Raise Your Mitt to Commit!
Join us and families around the country in celebrating National Family Meals Month—a nationwide event designed to challenge each of us to share one more meal at home per week with our families. Did you know that 46 percent of all eating occasions are consumed alone? We want to help you and your family plan, prepare, and share more time together at the table.
Why Family Meals Matter
- Regular family meals have positive effects on childhood development like cultivating closeness and security.
- Regular family meals teach young children communication and listening skills, as well as how to follow rules and understanding parental expectations.
- A 2014 study shows that children who grow up sharing family meals are more likely to exhibit prosocial behavior as adults, such as sharing, fairness, and respect.
- Regular family meals have been linked to healthier eating habits, higher grades, and less risky behavior.
- Regular family meals provide parents with glimpses into children’s lives via conversation that may not take place if it were not for table talk.
- When people eat most of their meals at home, they consume fewer carbohydrates, less sugar, and less fat than those who cook less or not at all.

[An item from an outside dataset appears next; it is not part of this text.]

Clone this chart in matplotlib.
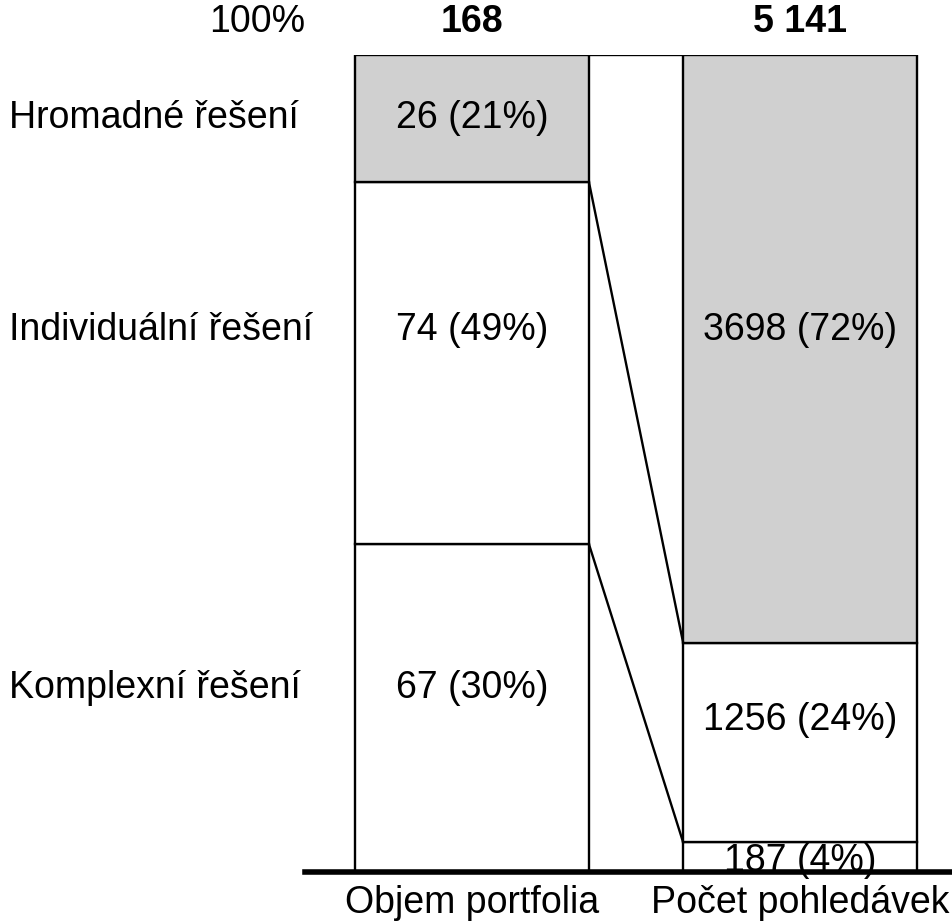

‘Set the Table’ for Bonding
Ultimate family meals don’t just happen. It takes a little bit of effort on everyone’s part. Here are some tips to consider:
- Involve every family member at some point during the family meals journey, e.g., when you are meal planning and creating your grocery shopping list ask for input from family members.
- Kids love to help in the kitchen. Teach younger children how to set the table with this Meals Unplugged Basic Table Setting printout. Depending on the child’s age, you may want to keep your fine china put away.
- Table manners should never go out of style. This Top Table Manners for Kids from The Emily Post Institute offers great advice.
- ‘Disconnect to reconnect!’ No television, no earbuds, no smartphones at the dinner table. (Although food photos for Instagram could be an exception to the rule!)
- Start the week off right by making Monday family cooking day. You’ll find some great recipes and tips at The Kids Cook Monday!
- Create a rotating after-dinner task list that includes clearing and cleaning the dining room table, doing the dishes and loading the dishwasher, putting leftovers away, throwing out the trash, etc.
Whether you already have a family meals routine in place or you are interested in starting a family meals routine, we commend you for bringing your family to the table. Families that eat together, stay together!